WRITTEN INSTRUCTION -> Write out the listing, please, but only from its first line through the line containing "chick_hi = [0.0465, 0.0498]", exactly as given and without pictures.

SOURCE EXCERPT ->
====

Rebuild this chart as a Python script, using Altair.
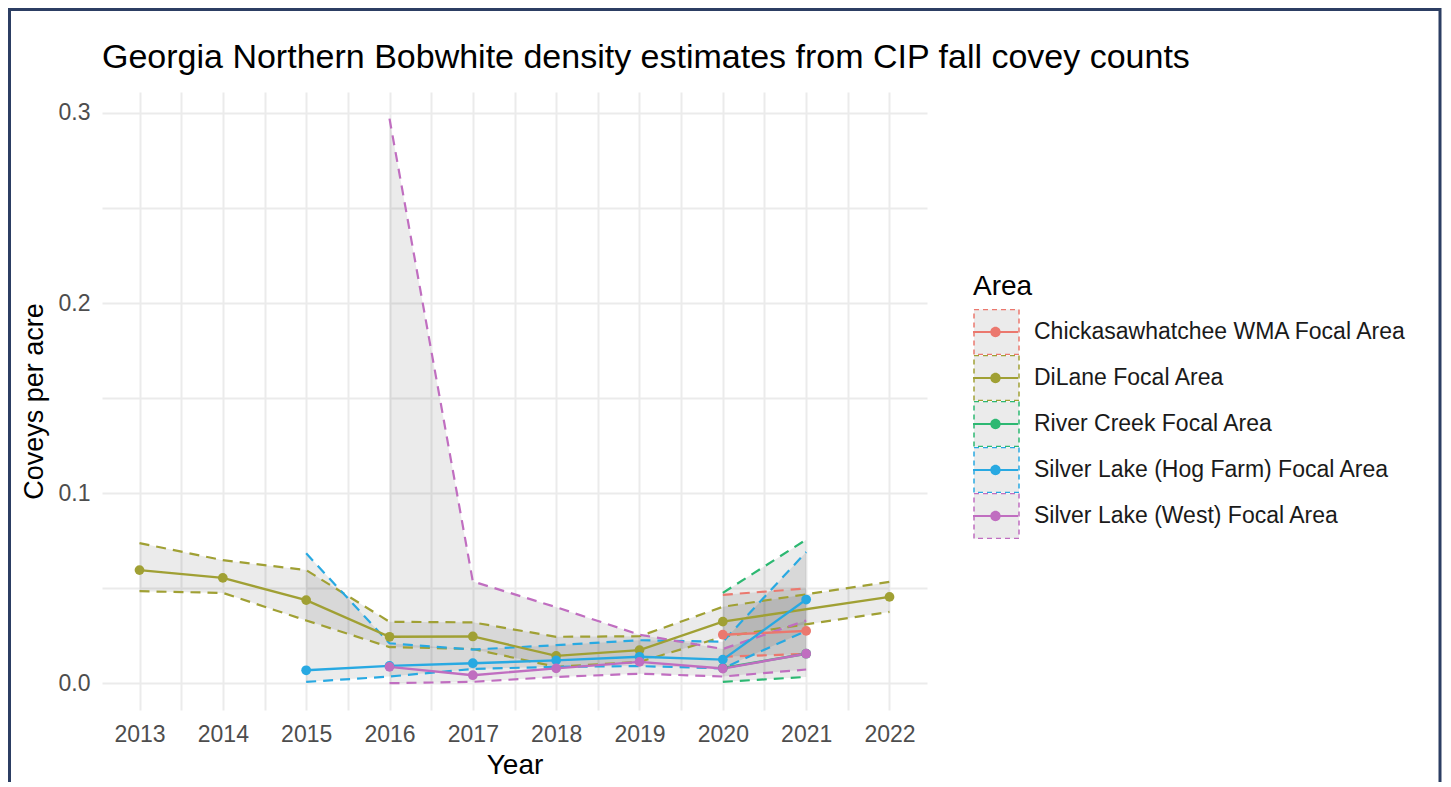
import altair as alt
import pandas as pd

areas = ["Chickasawhatchee WMA Focal Area", "DiLane Focal Area", "River Creek Focal Area",
         "Silver Lake (Hog Farm) Focal Area", "Silver Lake (West) Focal Area"]
colors = ["#EB786E", "#A0A034", "#2DB872", "#28A9E2", "#C06EC0"]

chick_years = [2020, 2021]
chick_est = [0.0255, 0.0275]
chick_lo = [0.0139, 0.0154]
chick_hi = [0.0465, 0.0498]

dilane_years = [2013, 2014, 2015, 2016, 2017, 2018, 2019, 2020, 2022]
dilane_est = [0.0595, 0.0554, 0.0437, 0.0244, 0.0246, 0.0144, 0.0174, 0.0324, 0.0454]
dilane_lo = [0.0484, 0.0475, 0.0330, 0.0190, 0.0180, 0.0086, 0.0112, 0.0244, 0.0375]
dilane_hi = [0.0737, 0.0647, 0.0595, 0.0323, 0.0320, 0.0244, 0.0247, 0.0402, 0.0533]

river_years = [2020, 2021]
river_est = [0.0080, 0.0155]
river_lo = [0.0007, 0.0033]
river_hi = [0.0475, 0.0755]

hog_years = [2015, 2016, 2017, 2018, 2019, 2020, 2021]
hog_est = [0.0068, 0.0091, 0.0105, 0.0120, 0.0139, 0.0124, 0.0440]
hog_lo = [0.0007, 0.0035, 0.0075, 0.0086, 0.0090, 0.0078, 0.0275]
hog_hi = [0.0683, 0.0210, 0.0177, 0.0200, 0.0226, 0.0218, 0.0690]

west_years = [2016, 2017, 2018, 2019, 2020, 2021]
west_est = [0.0086, 0.0042, 0.0078, 0.0112, 0.0077, 0.0155]
west_lo = [0.0000, 0.0007, 0.0033, 0.0050, 0.0035, 0.0072]
west_hi = [0.2970, 0.0535, 0.0400, 0.0255, 0.0180, 0.0330]

x_ticks = [2013, 2013.5, 2014, 2014.5, 2015, 2015.5, 2016, 2016.5, 2017, 2017.5,
           2018, 2018.5, 2019, 2019.5, 2020, 2020.5, 2021, 2021.5, 2022]
y_ticks = [0.0, 0.05, 0.1, 0.15, 0.2, 0.25, 0.3]

series = [
    (areas[0], chick_years, chick_est, chick_lo, chick_hi),
    (areas[1], dilane_years, dilane_est, dilane_lo, dilane_hi),
    (areas[2], river_years, river_est, river_lo, river_hi),
    (areas[3], hog_years, hog_est, hog_lo, hog_hi),
    (areas[4], west_years, west_est, west_lo, west_hi),
]
rows = []
for name, yrs, est, lo, hi in series:
    for i in range(len(yrs)):
        rows.append({"Area": name, "Year": yrs[i], "est": est[i], "lo": lo[i], "hi": hi[i]})
df = pd.DataFrame(rows)
bounds = df.melt(id_vars=["Area", "Year"], value_vars=["lo", "hi"], var_name="Bound", value_name="val")

FONT = "Liberation Sans"
x_scale = alt.Scale(domain=[2012.55, 2022.45], nice=False, zero=False)
y_scale = alt.Scale(domain=[-0.0141, 0.311], nice=False, zero=False)

x_axis = alt.Axis(values=x_ticks, labelExpr="datum.value % 1 === 0 ? format(datum.value, 'd') : ''",
                  title="Year", grid=True, ticks=False, domain=False)
y_axis = alt.Axis(values=y_ticks, labelExpr="round(datum.value * 20) % 2 === 0 ? format(datum.value, '.1f') : ''",
                  title="Coveys per acre", grid=True, ticks=False, domain=False)

X = alt.X("Year:Q", scale=x_scale, axis=x_axis)

base = alt.Chart(df)

ribbon = base.mark_area(color="black", opacity=0.08).encode(
    x=X,
    y=alt.Y("lo:Q", scale=y_scale, axis=y_axis),
    y2="hi:Q",
    detail="Area:N",
)

legend_common = dict(orient="none", legendX=871, legendY=181, rowPadding=0, clipHeight=46,
                     labelOffset=14,
                     labelFont=FONT, labelFontSize=23, labelColor="#1a1a1a", labelLimit=600,
                     titleFont=FONT, titleFontSize=28, titleFontWeight="normal", titleColor="black",
                     titlePadding=8, padding=0, symbolSize=2025)

bound_lines = alt.Chart(bounds).mark_line(strokeDash=[10, 7], strokeWidth=2.2).encode(
    x=X,
    y=alt.Y("val:Q", scale=y_scale, axis=y_axis),
    detail="Bound:N",
    color=alt.Color("Area:N", scale=alt.Scale(domain=areas, range=colors),
                    legend=alt.Legend(title="Area", symbolType="square", symbolFillColor="#ebebeb",
                                      symbolStrokeWidth=1.5, symbolDash=[5, 4], **legend_common)),
)

center = base.mark_line(strokeWidth=2.4).encode(
    x=X,
    y=alt.Y("est:Q", scale=y_scale, axis=y_axis),
    stroke=alt.Stroke("Area:N", scale=alt.Scale(range=colors), legend=None),
)

key_path = ("M-1,-1h0.01v0.01h-0.01Z M0.99,0.99h0.01v0.01h-0.01Z "
            "M-1,-0.045H-0.2V0.045H-1Z M0.2,-0.045H1V0.045H0.2Z "
            "M0.23,0A0.23,0.23,0,1,1,-0.23,0A0.23,0.23,0,1,1,0.23,0Z")

points = base.mark_circle(size=95, opacity=1).encode(
    x=X,
    y=alt.Y("est:Q", scale=y_scale, axis=y_axis),
    fill=alt.Fill("Area:N", scale=alt.Scale(range=colors),
                  legend=alt.Legend(title=" ", symbolType=key_path, symbolStrokeWidth=0,
                                    symbolOpacity=1, labelExpr="''", **legend_common)),
)

frame = alt.Chart(pd.DataFrame({"k": [0]})).mark_rect(
    filled=False, stroke="#2c3e63", strokeWidth=3, clip=False
).encode(x=alt.value(-92.5), x2=alt.value(1338), y=alt.value(-82.5), y2=alt.value(900))

chart = alt.layer(ribbon, bound_lines, center, points, frame).properties(
    width=825, height=618,
    padding={"left": 94, "top": 84, "right": 516, "bottom": 72},
    autosize=alt.AutoSizeParams(type="none"),
    title=alt.TitleParams("Georgia Northern Bobwhite density estimates from CIP fall covey counts",
                          anchor="start", frame="group", font=FONT, fontSize=34,
                          fontWeight="normal", color="black", offset=-67),
).configure_view(stroke=None).configure_axis(
    gridColor="#ebebeb", gridWidth=2,
    labelFont=FONT, labelFontSize=23, labelColor="#4d4d4d", labelPadding=13,
    titleFont=FONT, titleFontSize=28, titleFontWeight="normal", titleColor="black",
).configure_axisX(titlePadding=5).configure_axisY(titlePadding=10, labelPadding=12, titleFontSize=27)

chart.save("out.html", embed_options={"renderer": "svg", "actions": False})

====

EXERCISE RESULT ->
Rebuild this chart as a Python script, using Altair.
import altair as alt
import pandas as pd

areas = ["Chickasawhatchee WMA Focal Area", "DiLane Focal Area", "River Creek Focal Area",
         "Silver Lake (Hog Farm) Focal Area", "Silver Lake (West) Focal Area"]
colors = ["#EB786E", "#A0A034", "#2DB872", "#28A9E2", "#C06EC0"]

chick_years = [2020, 2021]
chick_est = [0.0255, 0.0275]
chick_lo = [0.0139, 0.0154]
chick_hi = [0.0465, 0.0498]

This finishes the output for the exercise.